PLEASE HELP! *** DANGER *** unable to remove socket power (***PART1***)

EX500R ex500r2001 at yahoo.ca
Fri Nov 17 14:53:47 EST 2006


I posted this question a week ago. Unfortunately, got no help from this
mailing list.

So, I decided to find the problem myself.



/drivers/pcmcia/yenta_socket.c



static int yenta_dev_suspend (struct pci_dev *dev, pm_message_t state)
{
 struct yenta_socket *socket = pci_get_drvdata(dev);
 int ret;



 ret = pcmcia_socket_dev_suspend(&dev->dev, state);



 if (socket) {
  if (socket->type && socket->type->save_state)
   socket->type->save_state(socket);



  /* FIXME: pci_save_state needs to have a better interface */
  pci_save_state(dev);
  pci_read_config_dword(dev, 16*4, &socket->saved_state[0]);
  pci_read_config_dword(dev, 17*4, &socket->saved_state[1]);
  pci_disable_device(dev);



  /*
   * Some laptops (IBM T22) do not like us putting the Cardbus
   * bridge into D3.  At a guess, some other laptop will
   * probably require this, so leave it commented out for now.
   */
   /* pci_set_power_state(dev, 3); */
 }



 return ret;
}


Apparently, my laptop DOES need to set the bridge into D3!!! I uncommented
that line and everything starts working.

Now is my question. I'm a software engineer with almost 20 years of
experience. But never developed under Linux before.

Can you explain how does it work in your community?
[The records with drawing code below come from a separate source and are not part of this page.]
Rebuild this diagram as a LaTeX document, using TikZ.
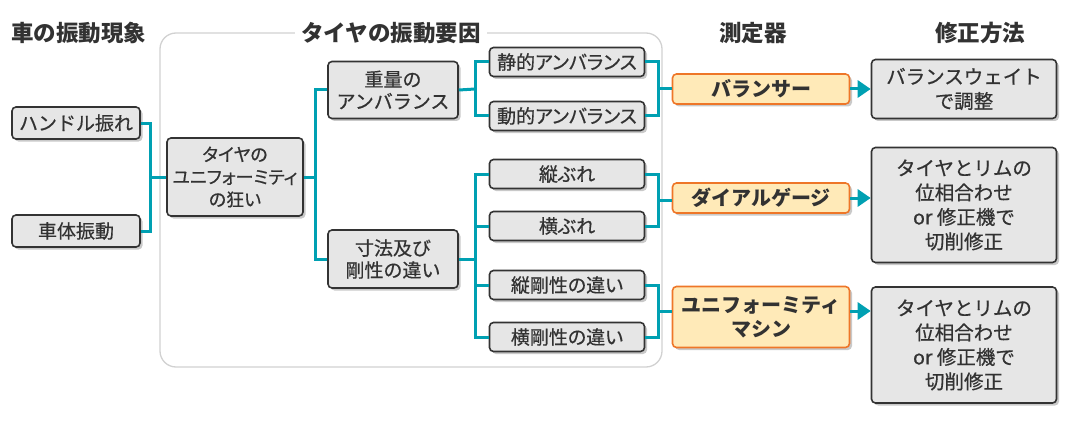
\documentclass[tikz,border=0pt]{standalone}
\usepackage{fontspec}
\setmainfont{Noto Sans CJK JP}
\newfontfamily\boxfont{Noto Sans CJK JP}[FakeBold=0.6]
\newfontfamily\boxpfont{Noto Sans CJK JP}[FakeBold=0.6,RawFeature=+palt]
\usetikzlibrary{arrows.meta,shadows}
\definecolor{linkteal}{RGB}{0,160,178}
\definecolor{boxgray}{RGB}{230,230,230}
\definecolor{meterfill}{RGB}{255,234,184}
\definecolor{meterline}{RGB}{238,118,40}
\definecolor{textgray}{RGB}{50,50,50}
\begin{document}
\begin{tikzpicture}[x=1pt,y=-1pt]

	\tikzset{
	  box/.style={
	    draw=black!80,
	    line width=1.6pt,
	    fill=boxgray,
	    rounded corners=4pt,
	    align=center,
	    inner sep=0pt,
	    text=textgray,
	    font=\boxfont\fontsize{19}{22}\selectfont,
	    drop shadow={shadow xshift=2.5pt,shadow yshift=-2.5pt,fill=black!30,opacity=0.7},
	  },
	  leaf/.style={
	    box,
	    minimum width=155pt,
	    minimum height=29pt,
	    font=\boxpfont\fontsize{19}{22}\selectfont,
	  },
	  meter/.style={
	    box,
	    draw=meterline,
	    fill=meterfill,
	    minimum width=177pt,
	    font=\fontsize{20}{24}\selectfont\bfseries,
	  },
	  fix/.style={
	    box,
	    minimum width=185pt,
	    font=\boxfont\fontsize{19.5}{24.5}\selectfont,
	  },
	  head/.style={
	    text=textgray,
	    inner sep=2pt,
	    font=\fontsize{22.5}{26}\selectfont\bfseries,
	  },
	  link/.style={draw=linkteal,line width=3pt},
	  arr/.style={link,-{Triangle[length=13pt,width=17pt]}},
	  frame/.style={draw=black!18,line width=1.3pt,rounded corners=16pt},
	}
	\useasboundingbox (0,0) rectangle (1080,428);

	\draw[frame] (160,33) rectangle (662,367);

	\node[head] (hcar) at (79,33) {車の振動現象};
	\node[head,fill=white,inner xsep=6pt] (htire) at (391,33) {タイヤの振動要因};
	\node[head] (hmeter) at (753,33) {測定器};
	\node[head] (hfix) at (980,33) {修正方法};

	\node[box,minimum width=128pt,minimum height=32pt] (handle) at (76,123) {ハンドル振れ};
	\node[box,minimum width=128pt,minimum height=32pt] (body) at (76,231) {車体振動};
	\node[box,minimum width=136pt,minimum height=78pt,font=\boxpfont\fontsize{18}{22.5}\selectfont] (tire) at (235,177) {タイヤの\\ユニフォーミティ\\の狂い};
	\node[box,minimum width=130pt,minimum height=57pt] (weight) at (393,90) {重量の\\アンバランス};
	\node[box,minimum width=130pt,minimum height=58pt] (size) at (393,259) {寸法及び\\剛性の違い};

	\node[leaf] (static) at (567,62) {静的アンバランス};
	\node[leaf] (dynamic) at (567,116) {動的アンバランス};
	\node[leaf] (radial) at (567,174) {縦ぶれ};
	\node[leaf] (lateral) at (567,226) {横ぶれ};
	\node[leaf] (radstiff) at (567,285) {縦剛性の違い};
	\node[leaf] (latstiff) at (567,337) {横剛性の違い};

	\node[meter,minimum height=30pt] (balancer) at (761,89) {バランサー};
	\node[meter,minimum height=30pt] (dial) at (761,198) {ダイアルゲージ};
	\node[meter,minimum height=61pt] (machine) at (761,317) {ユニフォーミティ\\マシン};

	\node[fix,minimum height=59pt] (fixweight) at (964,89) {バランスウェイト\\で調整};
	\node[fix,minimum height=115pt] (fixdial) at (964,205) {タイヤとリムの\\位相合わせ\\or 修正機で\\切削修正};
	\node[fix,minimum height=116pt] (fixmachine) at (964,345) {タイヤとリムの\\位相合わせ\\or 修正機で\\切削修正};

	\coordinate (j1) at (150,177);
	\coordinate (j2) at (315,177);
	\coordinate (j3) at (475,89);
	\coordinate (j4) at (475,259);
	\coordinate (j5) at (658,89);
	\coordinate (j6) at (658,200);
	\coordinate (j7) at (658,311);

	\draw[link] (handle.east) -| (j1) |- (body.east);
	\draw[link] (j1) -- (tire.west);
	\draw[link] (weight.west) -| (j2) |- (size.west);
	\draw[link] (tire.east) -- (j2);
	\draw[link] (static.west) -| (j3) |- (dynamic.west);
	\draw[link] (weight.east) -- (j3);
	\draw[link] (radial.west) -| (j4) |- (latstiff.west);
	\draw[link] (lateral.west) -- (lateral.west -| j4);
	\draw[link] (radstiff.west) -- (radstiff.west -| j4);
	\draw[link] (size.east) -- (j4);

	\draw[link] (static.east) -| (j5) |- (dynamic.east);
	\draw[link] (j5) -- (balancer.west);
	\draw[link] (radial.east) -| (j6) |- (lateral.east);
	\draw[link] (j6) -- (j6 -| dial.west);
	\draw[link] (radstiff.east) -| (j7) |- (latstiff.east);
	\draw[link] (j7) -- (j7 -| machine.west);

	\draw[arr] (balancer.east) -- (fixweight.west);
	\draw[arr] (dial.east) -- (dial.east -| fixdial.west);
	\draw[arr] (machine.east |- j7) -- (j7 -| fixmachine.west);

\end{tikzpicture}
\end{document}
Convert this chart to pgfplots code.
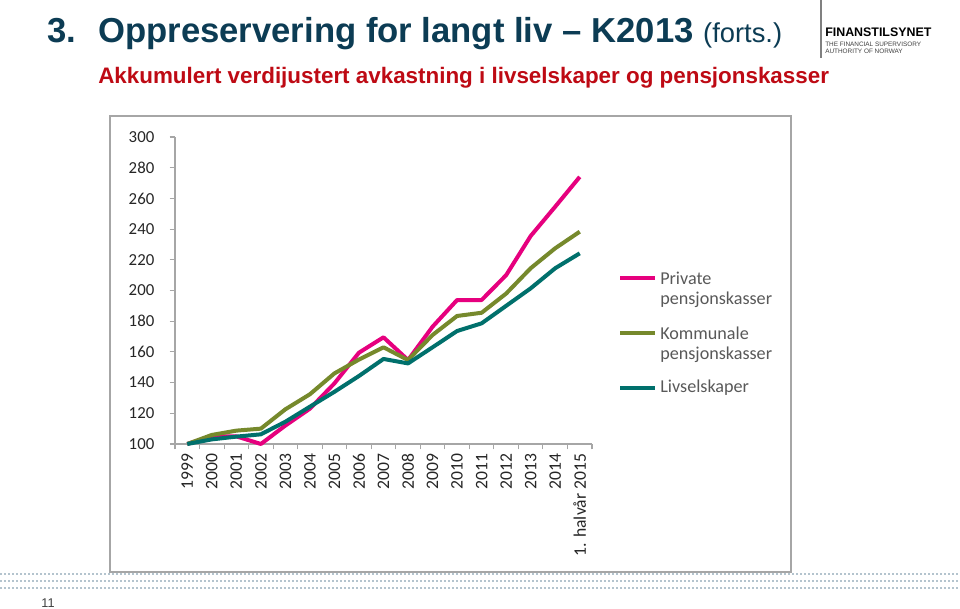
\documentclass[border=0pt]{standalone}
\usepackage{pgfplots}
\pgfplotsset{compat=1.18}
\usepackage{fontspec}
\setmainfont{Liberation Sans}
\newfontfamily\carlito{Carlito}
\definecolor{pinkc}{RGB}{230,0,126}
\definecolor{olivec}{RGB}{118,137,44}
\definecolor{tealc}{RGB}{0,112,108}
\definecolor{titlec}{RGB}{12,60,84}
\definecolor{redc}{RGB}{190,10,20}
\definecolor{axisc}{RGB}{166,166,166}
\definecolor{legc}{RGB}{89,89,89}
\definecolor{dotc}{RGB}{180,196,206}
\begin{document}
\begin{tikzpicture}[x=0.75pt,y=0.75pt]
\path[use as bounding box, fill=white] (0,0) rectangle (960,609);
% dotted footer rows
\foreach \yy in {35,28,21} {\draw[dotc, line width=0.9pt, dash pattern=on 1.2pt off 1.8pt] (0,\yy) -- (960,\yy);}
% frame
\draw[axisc, line width=0.9pt, fill=white] (110,37) rectangle (791,493);
% title
\node[anchor=base west, inner sep=0, text=titlec, font=\fontsize{26}{30}\selectfont\bfseries] at (47,566) {3.};
\node[anchor=base west, inner sep=0, text=titlec, font=\fontsize{26}{30}\selectfont\bfseries] at (98,566) {Oppreservering for langt liv -- K2013 {\mdseries\fontsize{20.5}{24}\selectfont (forts.)}};
\node[anchor=base west, inner sep=0, text=redc, font=\fontsize{16.8}{19}\selectfont\bfseries] at (98,525) {Akkumulert verdijustert avkastning i livselskaper og pensjonskasser};
% logo
\draw[gray, line width=0.8pt] (821,609) -- (821,551);
\node[anchor=base west, inner sep=0, font=\fontsize{9.3}{10}\selectfont\bfseries] at (825,572) {FINANSTILSYNET};
\node[anchor=base west, inner sep=0, text=darkgray, font=\fontsize{4.8}{5}\selectfont] at (825,562) {THE FINANCIAL SUPERVISORY};
\node[anchor=base west, inner sep=0, text=darkgray, font=\fontsize{4.8}{5}\selectfont] at (825,555) {AUTHORITY OF NORWAY};
% page number
\node[anchor=center, inner sep=0, text=darkgray, font=\fontsize{9.5}{10}\selectfont] at (48,6) {11};
\begin{axis}[
  at={(131.25pt,123.75pt)}, anchor=south west,
  scale only axis, width=312.75pt, height=230.25pt,
  xmin=-0.5, xmax=16.5, ymin=100, ymax=300,
  axis x line*=bottom, axis y line*=left,
  axis line style={axisc, line width=0.8pt},
  every tick/.style={axisc, line width=0.8pt},
  tick align=outside,
  major tick length=4pt, minor tick length=4pt,
  ytick={100,120,...,300},
  xtick={0,...,16},
  major x tick style={draw=none},
  minor xtick={-0.5,0.5,...,16.5},
  xticklabels={1999,2000,2001,2002,2003,2004,2005,2006,2007,2008,2009,2010,2011,2012,2013,2014,1. halvår 2015},
  /pgf/number format/assume math mode=true,
  /pgf/number format/1000 sep={},
  tick label style={font=\carlito\fontsize{12.6}{14}\selectfont, text=black!85},
  x tick label style={rotate=90, anchor=east, font=\carlito\fontsize{13.2}{14}\selectfont},
  y tick label style={anchor=east, xshift=-8pt},
  clip=false,
]
\addplot[pinkc, line width=3pt, line join=round] coordinates {
(0,100) (1,105) (2,105) (3,100) (4,112) (5,123) (6,139.5) (7,159.5) (8,169.5) (9,154.7) (10,176.4) (11,193.8) (12,193.8) (13,210) (14,235.5) (15,254.6) (16,274)};
\addplot[olivec, line width=3pt, line join=round] coordinates {
(0,100) (1,105.9) (2,108.7) (3,110) (4,122.6) (5,132.4) (6,146) (7,155) (8,163) (9,154.7) (10,171) (11,183.4) (12,185.5) (13,198) (14,214.5) (15,227.5) (16,238.3)};
\addplot[tealc, line width=3pt, line join=round] coordinates {
(0,100) (1,103) (2,104.8) (3,106.3) (4,114.5) (5,124.3) (6,134) (7,144.3) (8,155.4) (9,152.5) (10,163) (11,173.6) (12,178.6) (13,190) (14,201.4) (15,214.5) (16,224.2)};
\end{axis}
% legend
\begin{scope}[font=\carlito\fontsize{13.6}{16.5}\selectfont]
\draw[pinkc, line width=3pt] (620,331) -- (655,331);
\node[anchor=west, inner sep=0, text=legc, align=left] at (660,331) {Private};
\node[anchor=west, inner sep=0, text=legc] at (660,309) {pensjonskasser};
\draw[olivec, line width=3pt] (620,276) -- (655,276);
\node[anchor=west, inner sep=0, text=legc] at (660,276) {Kommunale};
\node[anchor=west, inner sep=0, text=legc] at (660,254) {pensjonskasser};
\draw[tealc, line width=3pt] (620,221) -- (655,221);
\node[anchor=west, inner sep=0, text=legc] at (660,221) {Livselskaper};
\end{scope}
\end{tikzpicture}
\end{document}
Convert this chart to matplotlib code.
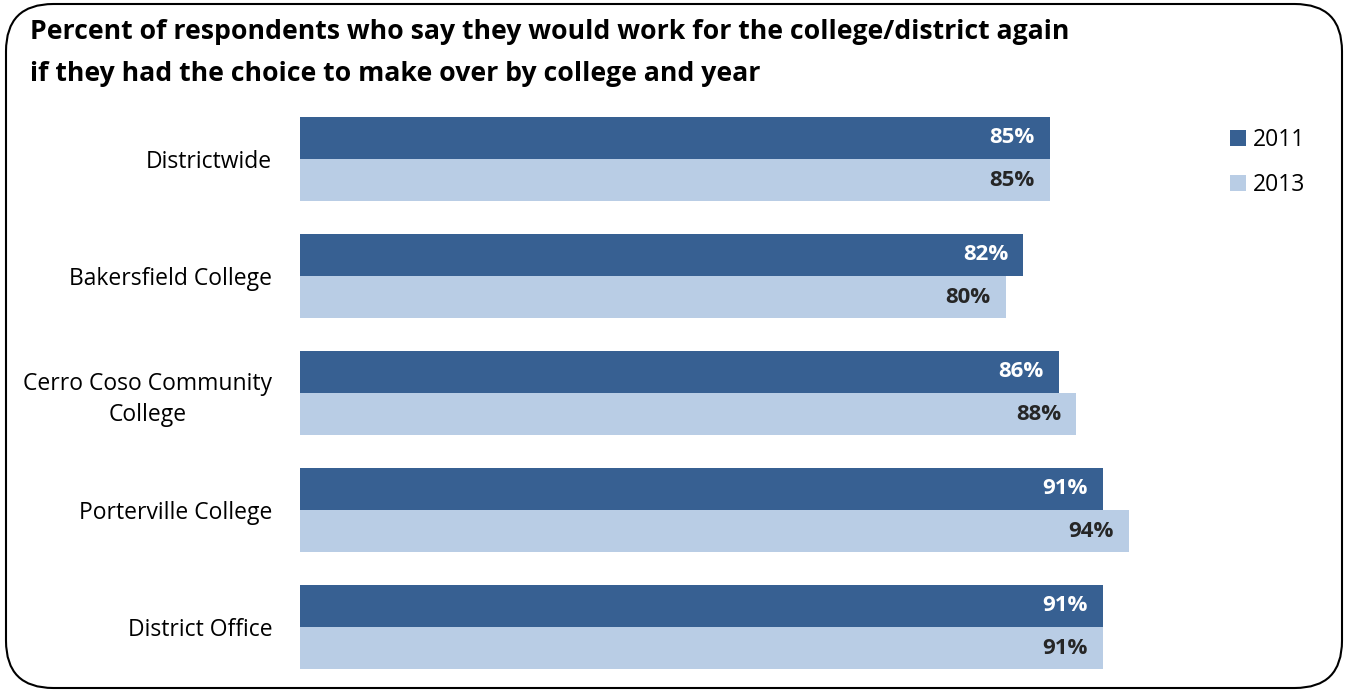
import matplotlib.pyplot as plt
import numpy as np
from matplotlib.patches import FancyBboxPatch

# data
colleges = ['Districtwide', 'Bakersfield College', 'Cerro Coso Community\nCollege',
            'Porterville College', 'District Office']
pct_2011 = [85, 82, 86, 91, 91]
pct_2013 = [85, 80, 88, 94, 91]
years = ['2011', '2013']

dark = '#376092'
light = '#B9CDE5'

plt.rcParams['font.family'] = ['Open Sans', 'DejaVu Sans']

fig = plt.figure(figsize=(13.49, 6.92), dpi=100)
W, H = 1349, 692

# rounded frame
frame = FancyBboxPatch((6 / W, 4 / H), 1336 / W, 684 / H,
                       boxstyle='round,pad=0,rounding_size=0.035',
                       transform=fig.transFigure, fill=False,
                       edgecolor='black', linewidth=1.5, mutation_aspect=W / H)
fig.patches.append(frame)

fig.text(30 / W, 1 - 19 / H,
         'Percent of respondents who say they would work for the college/district again\n'
         'if they had the choice to make over by college and year',
         fontsize=19.2, fontweight='bold', ha='left', va='top', linespacing=1.8)

ax = fig.add_axes([300 / W, 6.5 / H, 882 / W, 585 / H])
y = np.arange(len(colleges))
h = 0.359
b1 = ax.barh(y - h / 2, pct_2011, height=h, color=dark, label=years[0])
b2 = ax.barh(y + h / 2, pct_2013, height=h, color=light, label=years[1])

for bars, vals, col in [(b1, pct_2011, 'white'), (b2, pct_2013, '#262626')]:
    for bar, v in zip(bars, vals):
        ax.text(v - 1.7, bar.get_y() + bar.get_height() / 2, f'{v}%',
                ha='right', va='center', color=col, fontsize=16, fontweight='bold')

ax.set_xlim(0, 100)
ax.set_ylim(len(colleges) - 0.5, -0.5)
ax.set_yticks(y)
ax.set_yticklabels(colleges, fontsize=16.5, multialignment='center', linespacing=1.4)
ax.tick_params(axis='y', length=0, pad=20)
ax.set_xticks([])
for s in ax.spines.values():
    s.set_visible(False)

leg = fig.legend(handles=[b1, b2], labels=years, loc='upper left',
                 bbox_to_anchor=(1209 / W, 1 - 107 / H), frameon=False,
                 fontsize=16.5, handlelength=0.7, handleheight=0.7,
                 handletextpad=0.3, labelspacing=0.95)

fig.savefig('out.png', dpi=100)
It seems to me, that someone found that putting cardbus bridge into D3 on
his particular machine does not work, commented out that line (at the same
time, making a lot of other laptops stop working) and committed the changes
into the main source branch. Is it how that should work? Then, I think that
there is something really-really wrong.